Revealing clash over new citizenship test

The Boston Globe’s excellent immigration reporter Yvonne Abraham provides a terrific primer on the vapidity of pro-immigrationism in an article on the planned new citizenship test that aims to check whether immigrants actually grasp anything about American values.

Here are some quotes from the article:

”If you’ve vetted them already to give them a green card, you’ve already decided you want them in the country,” said Marylou Leung, who helps prepare immigrants for citizenship at the International Institute of Boston, a nonprofit immigrant assistance organization. ”They go through quite a bit of understanding to learn the answers to those 100 questions. Don’t make the next step harder. Besides, how many Americans understand these concepts?”

”Let’s live up to our heritage as a nation of immigrants [that] helps people through the process,” [Jeff Chenoweth, national programs director at the Catholic Legal Immigration Network Inc.] said. ”So that we don’t see, as the years go by, a disparity between the haves and have-nots, where some obtain citizenship because of financial ability, or language ability, or access to assistance.”

”I think all of us . . . support the idea that if you want to become a citizen, you should know what America is about,” [Lynne] Weintraub said. ”But whether you can address content like that in simple words in ordinary usage is the big question.”

Weintraub suggested one way to truly gauge immigrants’ understanding of American principles would be to administer the history and politics quiz in their native languages.

Language barriers, inadequate education, and financial constraints hold immigrants back, [Michael Fix, vice president of the Migration Policy Institute] said. According to a 2003 study by Fix and other immigration specialists, about 60 percent of eligible, noncitizen immigrants had limited English skills, one in four had less than a ninth-grade education, and at least 40 percent earned incomes of less than $40,000 a year for a family of four.

”That makes it problematic to tinker with the test in a way that will make it more difficult for a substantial number of people,” Fix said. ”Some of the core concepts of American governance are fairly hard to get.
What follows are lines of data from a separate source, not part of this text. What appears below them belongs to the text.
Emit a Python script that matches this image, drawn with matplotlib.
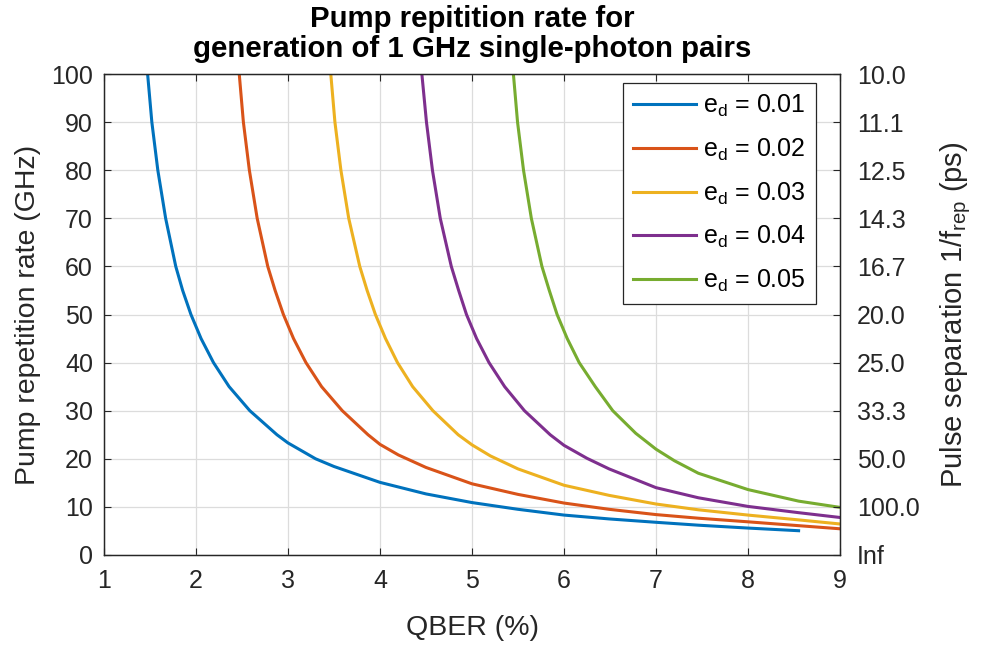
import matplotlib
matplotlib.use("Agg")
import matplotlib.pyplot as plt

plt.rcParams['font.family'] = ['Liberation Sans', 'DejaVu Sans']
plt.rcParams['mathtext.fontset'] = 'custom'
plt.rcParams['mathtext.rm'] = 'Liberation Sans'
plt.rcParams['mathtext.it'] = 'Liberation Sans'

# ---- data (QBER in %, pump rate in GHz) ----
q_001 = [1.474, 1.52, 1.585, 1.67, 1.78, 1.855, 1.945, 2.055, 2.19, 2.36, 2.585, 2.88, 3.0, 3.3,
         3.5, 4.0, 4.5, 5.0, 5.5, 6.0, 6.49, 7.0, 7.46, 8.0, 8.55]
r_001 = [100, 90, 80, 70, 60, 55, 50, 45, 40, 35, 30, 25, 23.3, 20,
         18.4, 15.1, 12.7, 10.9, 9.5, 8.3, 7.5, 6.8, 6.2, 5.6, 5.05]

q_002 = [2.47, 2.515, 2.58, 2.665, 2.78, 2.86, 2.95, 3.06, 3.195, 3.365, 3.59, 3.87, 4.0, 4.2,
         4.5, 5.0, 5.5, 6.0, 6.49, 7.0, 7.46, 8.0, 8.55, 9.0]
r_002 = [100, 90, 80, 70, 60, 55, 50, 45, 40, 35, 30, 25, 23.0, 20.8,
         18.2, 14.8, 12.6, 10.8, 9.5, 8.4, 7.65, 6.9, 6.1, 5.45]

q_003 = [3.465, 3.51, 3.575, 3.66, 3.78, 3.86, 3.95, 4.06, 4.19, 4.355, 4.575, 4.85, 5.0, 5.2,
         5.5, 6.0, 6.49, 7.0, 7.46, 8.0, 8.55, 9.0]
r_003 = [100, 90, 80, 70, 60, 55, 50, 45, 40, 35, 30, 25, 22.9, 20.6,
         17.9, 14.5, 12.4, 10.6, 9.4, 8.3, 7.3, 6.45]

q_004 = [4.455, 4.505, 4.57, 4.655, 4.775, 4.855, 4.94, 5.05, 5.185, 5.355, 5.57, 5.85, 6.0, 6.25,
         6.49, 7.0, 7.46, 8.0, 8.55, 9.0]
r_004 = [100, 90, 80, 70, 60, 55, 50, 45, 40, 35, 30, 25, 22.8, 20.1,
         17.9, 14.0, 11.9, 10.1, 8.8, 7.8]

q_005 = [5.45, 5.495, 5.56, 5.645, 5.76, 5.84, 5.925, 6.035, 6.165, 6.34, 6.53, 6.78, 7.0, 7.2,
         7.46, 8.0, 8.55, 9.0]
r_005 = [100, 90, 80, 70, 60, 55, 50, 45, 40, 35, 30, 25.3, 22.0, 19.6,
         17.0, 13.6, 11.2, 9.9]

series_q = [q_001, q_002, q_003, q_004, q_005]
series_r = [r_001, r_002, r_003, r_004, r_005]
labels = [r'$\mathrm{e_d}$ = 0.01', r'$\mathrm{e_d}$ = 0.02', r'$\mathrm{e_d}$ = 0.03',
          r'$\mathrm{e_d}$ = 0.04', r'$\mathrm{e_d}$ = 0.05']
colors = ['#0072BD', '#D95319', '#EDB120', '#7E2F8E', '#77AC30']

x_ticks = [1, 2, 3, 4, 5, 6, 7, 8, 9]
y_ticks = [0, 10, 20, 30, 40, 50, 60, 70, 80, 90, 100]
right_labels = ['Inf', '100.0', '50.0', '33.3', '25.0', '20.0', '16.7', '14.3', '12.5', '11.1', '10.0']

axis_col = '#262626'
tick_fs = 18
label_fs = 20.5

fig = plt.figure(figsize=(9.82, 6.47), dpi=100)
ax = fig.add_axes([104/982, 1-555/647, (840-104)/982, (555-74)/647])

for q, r, lab, c in zip(series_q, series_r, labels, colors):
    ax.plot(q, r, color=c, lw=2.2, label=lab, solid_joinstyle='round')

ax.set_xlim(1, 9)
ax.set_ylim(0, 100)
ax.set_xticks(x_ticks)
ax.set_yticks(y_ticks)
ax.grid(True, color='#dcdcdc', lw=0.9)
ax.set_axisbelow(True)
ax.tick_params(direction='in', length=5, width=0.8, colors=axis_col, labelsize=tick_fs,
               top=True, labelcolor=axis_col)
ax.tick_params(axis='x', pad=10)
ax.tick_params(axis='y', pad=8)
for s in ax.spines.values():
    s.set_color(axis_col)
    s.set_linewidth(0.9)

ax.set_xlabel('QBER (%)', fontsize=label_fs, color=axis_col, labelpad=16)
ax.set_ylabel('Pump repetition rate (GHz)', fontsize=label_fs, color=axis_col, labelpad=7)
ax.set_title('Pump repitition rate for\ngeneration of 1 GHz single-photon pairs',
             fontsize=21.2, fontweight='bold', color='black', pad=12, linespacing=1.12)

ax2 = ax.twinx()
ax2.set_ylim(0, 100)
ax2.set_yticks(y_ticks)
ax2.set_yticklabels(right_labels)
ax2.tick_params(direction='in', length=5, width=0.8, colors=axis_col, labelsize=tick_fs, pad=12)
for s in ax2.spines.values():
    s.set_color(axis_col)
    s.set_linewidth(0.9)
ax2.set_ylabel(r'Pulse separation 1/$\mathrm{f_{rep}}$ (ps)', fontsize=21, color=axis_col,
               labelpad=14)

leg = ax.legend(loc='upper right', bbox_to_anchor=(0.9675, 0.981), fontsize=tick_fs, frameon=True,
                fancybox=False, framealpha=1, edgecolor=axis_col, handlelength=2.5,
                handletextpad=0.3, borderpad=0.4, labelspacing=0.7, borderaxespad=0)
leg.get_frame().set_linewidth(0.9)

fig.savefig('out.png', dpi=100)
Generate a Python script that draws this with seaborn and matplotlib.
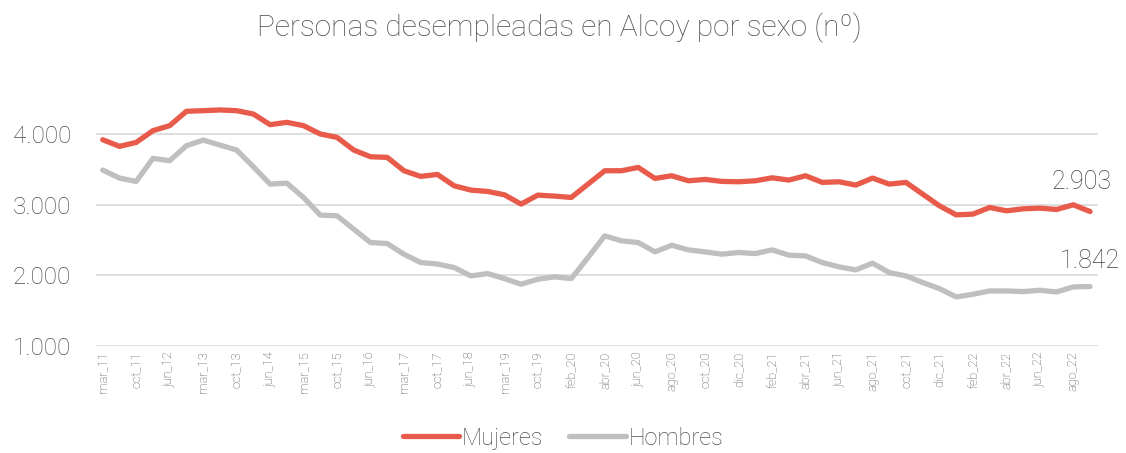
import pandas as pd
import matplotlib.pyplot as plt
import seaborn as sns

sns.set_theme(style="white")
plt.rcParams["font.family"] = ["Roboto", "DejaVu Sans"]

# periodos (solo los pares llevan etiqueta visible)
periodos = [
    "mar_11", "jun_11", "oct_11", "feb_12", "jun_12", "oct_12", "mar_13", "jun_13",
    "oct_13", "feb_14", "jun_14", "oct_14", "mar_15", "jun_15", "oct_15", "feb_16",
    "jun_16", "oct_16", "mar_17", "jun_17", "oct_17", "feb_18", "jun_18", "oct_18",
    "mar_19", "jun_19", "oct_19", "dic_19", "feb_20", "mar_20", "abr_20", "may_20",
    "jun_20", "jul_20", "ago_20", "sep_20", "oct_20", "nov_20", "dic_20", "ene_21",
    "feb_21", "mar_21", "abr_21", "may_21", "jun_21", "jul_21", "ago_21", "sep_21",
    "oct_21", "nov_21", "dic_21", "ene_22", "feb_22", "mar_22", "abr_22", "may_22",
    "jun_22", "jul_22", "ago_22", "sep_22",
]

mujeres = [
    3919, 3825, 3881, 4047, 4118, 4321, 4330, 4340, 4330, 4283,
    4132, 4165, 4118, 4000, 3952, 3773, 3678, 3669, 3480, 3400,
    3428, 3267, 3206, 3187, 3140, 3008, 3135, 3121, 3102, 3291,
    3480, 3480, 3527, 3371, 3409, 3338, 3357, 3329, 3324, 3338,
    3380, 3348, 3409, 3315, 3324, 3277, 3376, 3291, 3315, 3149,
    2984, 2856, 2866, 2960, 2913, 2941, 2951, 2932, 2998, 2903,
]

hombres = [
    3489, 3376, 3329, 3655, 3622, 3834, 3914, 3844, 3773, 3537,
    3291, 3305, 3102, 2852, 2843, 2653, 2464, 2450, 2299, 2181,
    2160, 2110, 1992, 2025, 1954, 1874, 1945, 1978, 1954, 2252,
    2559, 2488, 2464, 2332, 2426, 2360, 2332, 2299, 2323, 2308,
    2360, 2285, 2275, 2181, 2120, 2077, 2172, 2039, 1992, 1898,
    1812, 1694, 1732, 1779, 1779, 1770, 1789, 1765, 1836, 1842,
]

ROJO = "#E85A4A"
GRIS = "#BFBFBF"
TEXTO = "#4F4F4F"

df = pd.DataFrame({
    "idx": list(range(len(periodos))) * 2,
    "valor": mujeres + hombres,
    "sexo": ["Mujeres"] * len(mujeres) + ["Hombres"] * len(hombres),
})

fig = plt.figure(figsize=(11.26, 4.53), dpi=100)
ax = fig.add_axes([0.0853, 0.2362, 0.8899, 0.5616])

sns.lineplot(data=df, x="idx", y="valor", hue="sexo",
             palette={"Mujeres": ROJO, "Hombres": GRIS},
             linewidth=3.8, ax=ax, legend=True)
for ln in ax.lines:
    ln.set_solid_capstyle("round")
    ln.set_solid_joinstyle("round")

ax.set_ylim(1000, 4600)
ax.set_xlim(-0.4, len(periodos) - 0.52)
ax.set_yticks([1000, 2000, 3000, 4000])
ax.set_yticklabels(["1.000", "2.000", "3.000", "4.000"])
ax.set_xticks(range(0, len(periodos), 2))
ax.set_xticklabels(periodos[::2], rotation=90)
ax.tick_params(axis="y", labelsize=17.5, labelcolor=TEXTO, pad=18, length=0)
ax.tick_params(axis="x", labelsize=9.2, labelcolor=TEXTO, pad=4, length=0)
for lab in ax.get_xticklabels() + ax.get_yticklabels():
    lab.set_fontweight("light")
ax.set_xlabel("")
ax.set_ylabel("")

ax.grid(axis="y", color="#D9D9D9", linewidth=1.2)
ax.set_axisbelow(True)
for s in ["top", "right", "left", "bottom"]:
    ax.spines[s].set_visible(False)

# etiquetas del ultimo valor
ax.annotate("2.903", xy=(len(periodos) - 1, mujeres[-1]), xytext=(-6, 21),
            textcoords="offset points", ha="center", va="center",
            fontsize=18, color="#404040", fontweight="light")
ax.annotate("1.842", xy=(len(periodos) - 1, hombres[-1]), xytext=(0, 18),
            textcoords="offset points", ha="center", va="center",
            fontsize=18, color="#404040", fontweight="light")

fig.text(0.497, 0.938, "Personas desempleadas en Alcoy por sexo (nº)",
         ha="center", va="center", fontsize=21.5, color=TEXTO, fontweight="light")

ax.legend_.remove()
leg = fig.legend(*ax.get_legend_handles_labels(), loc="center",
                 bbox_to_anchor=(0.5, 0.033), ncol=2, frameon=False,
                 fontsize=17, handlelength=2.4, handletextpad=0.1,
                 columnspacing=1.1, labelcolor=TEXTO)
for t in leg.get_texts():
    t.set_fontweight("light")
for h in leg.get_lines():
    h.set_linewidth(3.8)
    h.set_solid_capstyle("round")

fig.savefig("out.png", dpi=100)
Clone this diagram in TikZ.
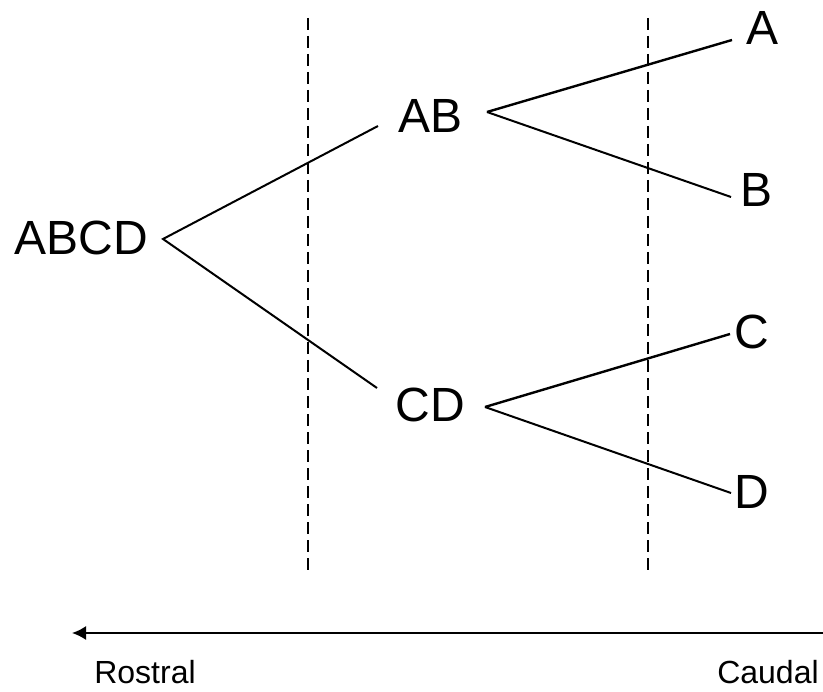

Do we want this to be a barrier they have to climb in order to become citizens, given how much is at stake?

In other words, a mish mash of Ellis Island mythology and nostalgia, English last-ism, distortion, and profiteering.

Profiteering? Oh, yeah. Besides Weintraub - author of Citizenship: Passing the Test, a “Best-selling citizenship textbook and teacher’s guide and workbook for preparing newly literate adults taking the standardized citizenship test. Companion text for INS naturalization interview preparation.” - there’s the Church.

Abraham is a great reporter, but what she didn’t mention is that the Catholic Church makes tons of federal tax dollars on bringing over foreigners or assisting immigrants.